In a classic 1990 Harvard Business Review article, Jaques argued, “35 years of
research have convinced me that managerial hierarchy is the most efficient, the
hardiest, and in fact the most natural structure ever devised for large organizations.
Properly structured, hierarchy can release energy and creativity, rationalize
productivity, and actually improve morale.”
26
The trouble is that, in recent business history, many hierarchies have not been
effective, to the point of ridicule. Exhibit A is The Dilbert Principle, most likely one
of the best-selling management books of all time, by Scott Adams.
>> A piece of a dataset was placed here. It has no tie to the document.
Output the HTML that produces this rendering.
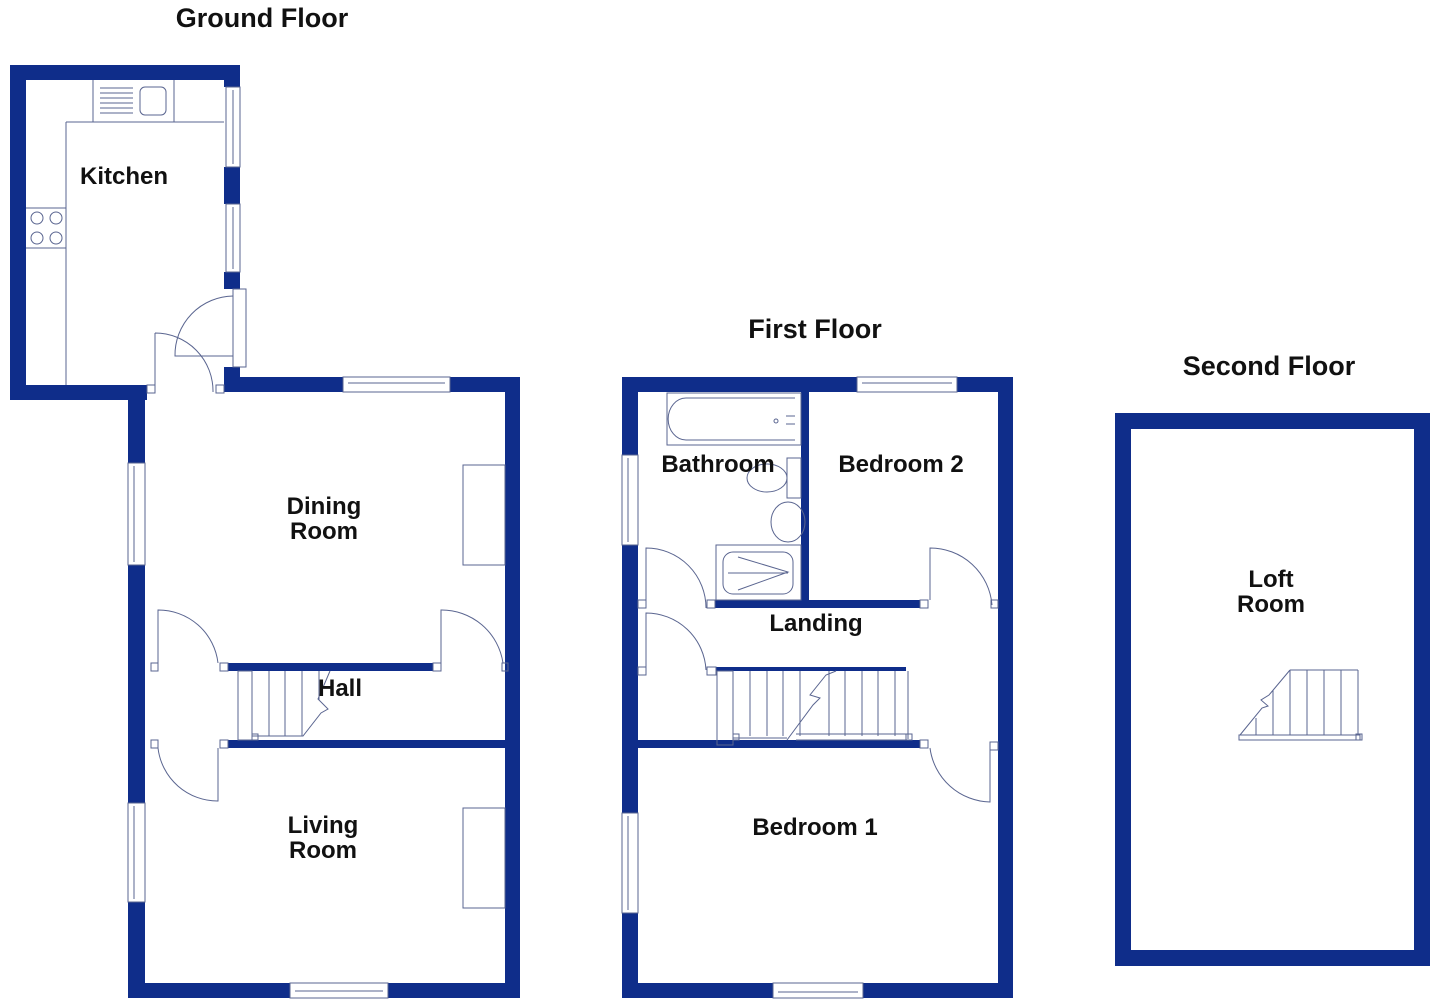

Here’s Dilbert on
blockchain technology from a recent cartoon:
Manager: I think we should build a blockchain.
Dilbert: Uh-oh. Does he understand what he said or is it something he saw in
a trade magazine ad?
Dilbert: What color do you want your blockchain?
Manager: I think mauve has the most RAM.
In the cartoon, Adams captures one of the marks of hierarchies gone wrong—that
managers often rise to a level of power where they lack the knowledge required for
effective leadership.
Combined with progressive management thinking about how to build effective,
innovative organizations, the first generation of the Internet enabled progressive
thinking managers to change the top-down assignment of work and appropriation of
credit, recognition, and promotion.
For better or for worse, centralized hierarchies are the norm. Decentralization,
networking, and empowerment have been sensible since the early days of the Internet.
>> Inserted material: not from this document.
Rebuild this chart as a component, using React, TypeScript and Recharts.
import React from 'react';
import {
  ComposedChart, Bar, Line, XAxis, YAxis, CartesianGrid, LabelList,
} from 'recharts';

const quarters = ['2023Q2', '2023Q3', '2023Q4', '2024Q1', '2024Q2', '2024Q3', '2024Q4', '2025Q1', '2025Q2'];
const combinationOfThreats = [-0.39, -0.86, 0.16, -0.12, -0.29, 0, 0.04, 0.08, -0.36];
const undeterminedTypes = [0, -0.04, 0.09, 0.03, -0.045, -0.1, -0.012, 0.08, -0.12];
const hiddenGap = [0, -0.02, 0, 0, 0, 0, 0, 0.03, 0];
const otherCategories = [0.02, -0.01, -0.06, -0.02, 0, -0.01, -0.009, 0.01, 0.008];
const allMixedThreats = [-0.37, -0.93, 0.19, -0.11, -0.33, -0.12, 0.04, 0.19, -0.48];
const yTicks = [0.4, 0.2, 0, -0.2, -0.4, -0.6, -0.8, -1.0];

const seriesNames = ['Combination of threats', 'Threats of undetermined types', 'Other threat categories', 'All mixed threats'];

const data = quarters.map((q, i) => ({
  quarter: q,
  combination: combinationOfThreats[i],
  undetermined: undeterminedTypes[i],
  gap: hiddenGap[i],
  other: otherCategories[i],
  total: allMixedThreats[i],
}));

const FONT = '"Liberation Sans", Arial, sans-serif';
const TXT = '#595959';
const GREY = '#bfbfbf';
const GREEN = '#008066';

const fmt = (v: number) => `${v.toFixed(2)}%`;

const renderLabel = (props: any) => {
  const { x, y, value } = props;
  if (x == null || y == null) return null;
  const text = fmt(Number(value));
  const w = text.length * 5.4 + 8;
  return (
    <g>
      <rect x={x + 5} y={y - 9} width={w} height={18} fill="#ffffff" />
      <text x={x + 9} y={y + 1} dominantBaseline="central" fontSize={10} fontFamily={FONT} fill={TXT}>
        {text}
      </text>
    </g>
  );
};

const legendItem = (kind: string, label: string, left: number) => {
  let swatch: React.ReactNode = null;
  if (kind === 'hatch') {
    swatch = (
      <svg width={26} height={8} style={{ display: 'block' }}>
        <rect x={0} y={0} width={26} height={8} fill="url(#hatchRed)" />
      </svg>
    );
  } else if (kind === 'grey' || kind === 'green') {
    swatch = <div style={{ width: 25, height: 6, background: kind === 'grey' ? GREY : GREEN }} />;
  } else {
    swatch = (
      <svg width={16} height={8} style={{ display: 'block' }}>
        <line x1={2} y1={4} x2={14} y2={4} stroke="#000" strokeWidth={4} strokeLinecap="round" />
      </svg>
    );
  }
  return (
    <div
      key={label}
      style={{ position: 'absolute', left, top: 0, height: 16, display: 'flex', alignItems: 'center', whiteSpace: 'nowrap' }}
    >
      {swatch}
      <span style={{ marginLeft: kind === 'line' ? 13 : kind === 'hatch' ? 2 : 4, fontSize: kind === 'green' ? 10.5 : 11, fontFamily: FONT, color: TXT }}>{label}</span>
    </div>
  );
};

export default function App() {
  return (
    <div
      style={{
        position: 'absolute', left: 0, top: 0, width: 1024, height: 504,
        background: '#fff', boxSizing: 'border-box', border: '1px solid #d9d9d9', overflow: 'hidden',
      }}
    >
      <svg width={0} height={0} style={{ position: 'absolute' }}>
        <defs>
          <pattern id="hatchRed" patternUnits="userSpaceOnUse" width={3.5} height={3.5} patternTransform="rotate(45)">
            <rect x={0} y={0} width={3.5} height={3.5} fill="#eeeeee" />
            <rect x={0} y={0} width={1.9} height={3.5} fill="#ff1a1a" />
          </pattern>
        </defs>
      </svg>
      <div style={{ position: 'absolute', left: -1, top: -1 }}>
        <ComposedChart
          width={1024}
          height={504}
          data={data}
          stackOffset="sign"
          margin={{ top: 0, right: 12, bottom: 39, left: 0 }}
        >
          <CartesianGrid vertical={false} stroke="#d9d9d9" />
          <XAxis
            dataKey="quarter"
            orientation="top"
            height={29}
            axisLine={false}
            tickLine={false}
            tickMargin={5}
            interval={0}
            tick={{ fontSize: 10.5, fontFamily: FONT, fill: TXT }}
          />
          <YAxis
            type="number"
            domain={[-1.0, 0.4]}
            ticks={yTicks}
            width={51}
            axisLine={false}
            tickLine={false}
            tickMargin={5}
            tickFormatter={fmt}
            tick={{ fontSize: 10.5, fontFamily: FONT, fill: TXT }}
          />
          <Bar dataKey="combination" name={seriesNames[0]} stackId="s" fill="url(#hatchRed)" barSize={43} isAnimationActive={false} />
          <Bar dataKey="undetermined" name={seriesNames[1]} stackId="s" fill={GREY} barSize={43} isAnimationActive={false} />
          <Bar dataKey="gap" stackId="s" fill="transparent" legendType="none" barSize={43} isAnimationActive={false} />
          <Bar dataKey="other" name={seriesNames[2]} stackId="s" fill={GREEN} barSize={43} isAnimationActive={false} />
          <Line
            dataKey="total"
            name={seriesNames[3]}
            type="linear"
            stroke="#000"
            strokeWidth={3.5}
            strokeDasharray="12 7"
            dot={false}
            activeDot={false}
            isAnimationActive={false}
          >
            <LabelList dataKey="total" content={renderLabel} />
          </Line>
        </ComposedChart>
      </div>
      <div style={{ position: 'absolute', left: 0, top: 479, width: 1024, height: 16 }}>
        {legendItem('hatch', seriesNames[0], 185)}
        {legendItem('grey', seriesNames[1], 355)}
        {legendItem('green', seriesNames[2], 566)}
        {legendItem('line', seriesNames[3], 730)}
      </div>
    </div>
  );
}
Teams and projects have become the foundation of internal organization. E-mail


enabled people to collaborate across organizational silos. Social media dropped some
collaboration costs internally and dropped transaction costs and made the boundaries
of corporations more porous as companies could link up with suppliers, customers,
and partners more easily.
However, today’s commercial social media tools are helping many firms achieve
new levels of internal collaboration. Empowerment, the real decentralization of
power, is an important focus in business; and companies have experimented or
implemented new concepts ranging from matrix management to holacracy—with
varying degrees of success.
In fact, there is widespread agreement that when firms distribute responsibility,
authority, and power, the result will typically be positive: better business function,
customer service, and innovation. But this practice is easier said than done.
The Internet also hasn’t dropped what economists call “agency costs”—the cost
of making sure that everybody inside the firm is acting in the owner’s interest. In fact,
another Nobel Prize–winning economist (yes, there do seem to be a lot of them in this
story), Joseph Stiglitz, argued that the sheer size and seeming complexity of these
firms have increased agency costs even as a firm’s transaction costs have plummeted.
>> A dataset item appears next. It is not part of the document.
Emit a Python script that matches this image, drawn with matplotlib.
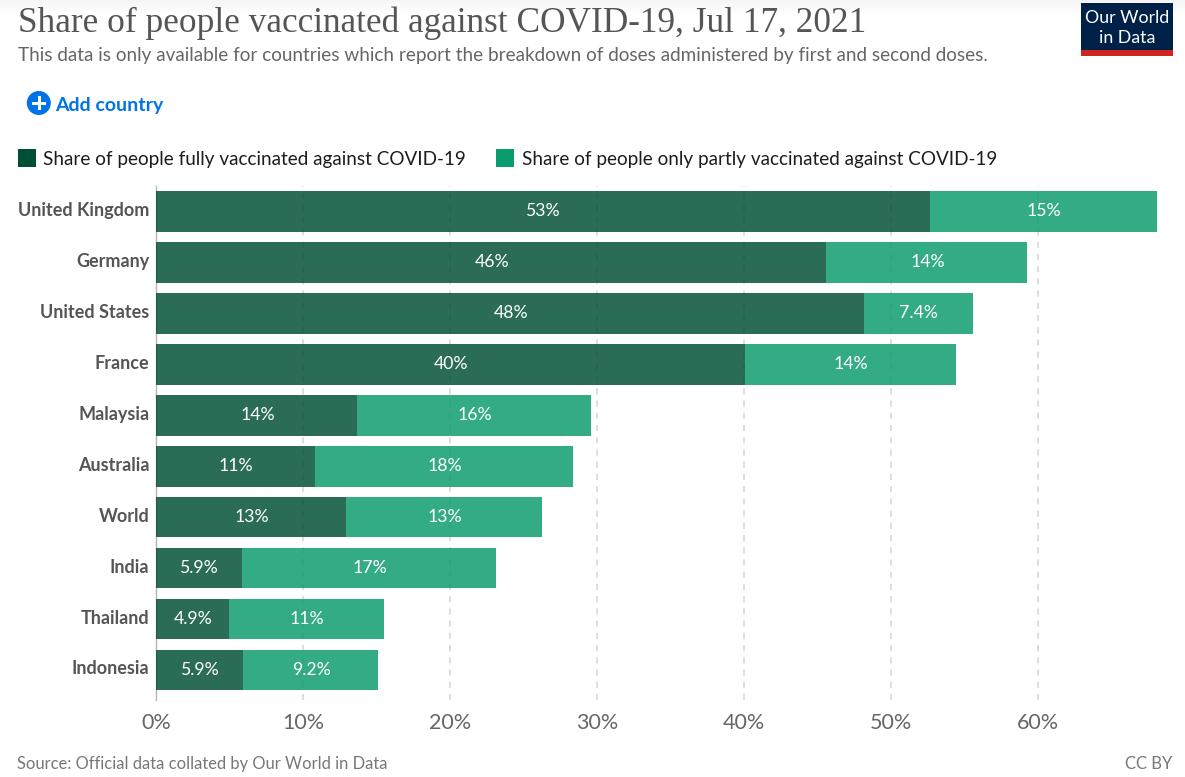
import numpy as np
import matplotlib.pyplot as plt
from matplotlib.patches import Circle, Rectangle
from matplotlib.transforms import ScaledTranslation

W, H = 1185, 777

countries = ["United Kingdom", "Germany", "United States", "France", "Malaysia",
             "Australia", "World", "India", "Thailand", "Indonesia"]
fully = [52.65, 45.6, 48.15, 40.05, 13.7, 10.8, 12.9, 5.85, 4.95, 5.9]
partly = [15.45, 13.65, 7.4, 14.35, 15.9, 17.55, 13.35, 17.3, 10.55, 9.2]
fully_labels = ["53%", "46%", "48%", "40%", "14%", "11%", "13%", "5.9%", "4.9%", "5.9%"]
partly_labels = ["15%", "14%", "7.4%", "14%", "16%", "18%", "13%", "17%", "11%", "9.2%"]
xticks = [0, 10, 20, 30, 40, 50, 60]

DARK = "#004e35"
LIGHT = "#0a9b6e"
GREY = "#555555"

plt.rcParams["font.family"] = ["Lato", "DejaVu Sans"]


def px(x, y):
    # pixel position from the top left corner -> figure fraction
    return x / W, 1 - y / H


def ftext(x, y, s, **kw):
    fx, fy = px(x, y)
    kw.setdefault("va", "center")
    return fig.text(fx, fy, s, **kw)


def frect(x, y, w, h, color):
    fx, fy = px(x, y + h)
    fig.add_artist(Rectangle((fx, fy), w / W, h / H, transform=fig.transFigure,
                             facecolor=color, edgecolor="none"))


fig = plt.figure(figsize=(W / 100, H / 100), dpi=100)

# faint shadow along the top edge of the page
shade = np.tile(np.linspace(0.96, 1.0, 16).reshape(-1, 1), (1, W))
fig.figimage(shade, 0, H - 16, cmap="gray", vmin=0, vmax=1, origin="upper", zorder=0)

# plot area: 0% sits at x=156, 14.7 px per percent
left, bottom = px(156, 700)
ax = fig.add_axes([left, bottom, (1175 - 156) / W, (700 - 186) / H])
ax.set_xlim(0, (1175 - 156) / 14.7)
ax.set_ylim(9.59, -0.5)

ypos = range(len(countries))
ax.barh(ypos, fully, height=0.8, color=DARK, alpha=0.83, zorder=3)
ax.barh(ypos, partly, left=fully, height=0.8, color=LIGHT, alpha=0.83, zorder=3)

for i in ypos:
    ax.annotate(fully_labels[i], (fully[i] / 2, i), xytext=(0.7, 0),
                textcoords="offset pixels", color="white", fontsize=12.7,
                ha="center", va="center", zorder=4)
    ax.annotate(partly_labels[i], (fully[i] + partly[i] / 2, i), xytext=(0.7, 0),
                textcoords="offset pixels", color="white", fontsize=12.7,
                ha="center", va="center", zorder=4)

for s in ax.spines.values():
    s.set_visible(False)
ax.spines["left"].set_visible(True)
ax.spines["left"].set_color("#b5b5b5")
ax.spines["left"].set_linewidth(1)

ax.set_axisbelow(True)
ax.grid(axis="x", color="#d4d4d4", linestyle=(0, (4, 4)), linewidth=1.1)
ax.set_xticks(xticks)
ax.set_xticklabels([f"{t}%" for t in xticks], fontsize=15.5, color="#666666")
ax.set_yticks(list(ypos))
ax.set_yticklabels(countries, fontsize=13, color=GREY, fontweight="bold")
ax.tick_params(axis="both", length=0)
ax.tick_params(axis="x", pad=9.5)
ax.tick_params(axis="y", pad=4.8)
ax.patch.set_alpha(0)

# country names sit a little above the bar centres
lift = ScaledTranslation(0, 2.5 / 100, fig.dpi_scale_trans)
for lab in ax.get_yticklabels():
    lab.set_transform(lab.get_transform() + lift)

# header
ftext(18, 23, "Share of people vaccinated against COVID-19, Jul 17, 2021",
      fontsize=25.4, color="#555555", family=["Liberation Serif", "DejaVu Serif"])
ftext(18, 56, "This data is only available for countries which report the breakdown "
      "of doses administered by first and second doses.", fontsize=13.56, color="#666666")

# logo
frect(1081, 3, 92, 53, "#002147")
frect(1081, 50, 92, 6, "#ce261e")
ftext(1127, 18, "Our World", fontsize=12.8, color="white", ha="center")
ftext(1127, 38, "in Data", fontsize=12.8, color="white", ha="center")

# add country button
fig.add_artist(Circle((38.8, H - 103), 12, transform=None, facecolor="#0073e6",
                      edgecolor="none"))
frect(32, 101.5, 14, 3, "white")
frect(37.5, 96, 3, 14, "white")
ftext(55.5, 105, "Add country", fontsize=14, color="#0073e6", fontweight="bold")

# legend
frect(18, 149, 18, 18, DARK)
ftext(43, 160, "Share of people fully vaccinated against COVID-19", fontsize=13.55,
      color="#1d1d1d")
frect(496, 149, 18, 18, LIGHT)
ftext(522, 160, "Share of people only partly vaccinated against COVID-19", fontsize=13.57,
      color="#1d1d1d")

# footer
ftext(17, 764, "Source: Official data collated by Our World in Data", fontsize=11.9,
      color="#777777")
ftext(1172, 764, "CC BY", fontsize=12, color="#777777", ha="right")

fig.savefig("out.png", dpi=100, facecolor="white")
Hence, the huge pay gap between CEO and front line.
So where does blockchain technology come in and how can it change how firms
are managed and coordinated internally? With smart contracts and unprecedented
transparency, the blockchain should not only reduce transaction costs inside and
outside of the firm, but it should also dramatically reduce agency costs at all levels of
management. These changes will in turn make it harder to game the system. So firms
could go beyond transaction cost to tackle the elephant in the boardroom—agency
cost. Yochai Benkler told us, “What’s exciting to me about blockchain technology is
that it can enable people to function together with the persistence and stability of an
organization, but without the hierarchy.”
27
It also suggests that managers should brace themselves for radical transparency in
how they do coordinate and conduct themselves because shareholders will now be
able to see the inefficiencies, the unnecessary complexity, and the huge gap between
executive pay and the value executives actually contribute. Remember, managers
aren’t agents of owners; they’re intermediaries.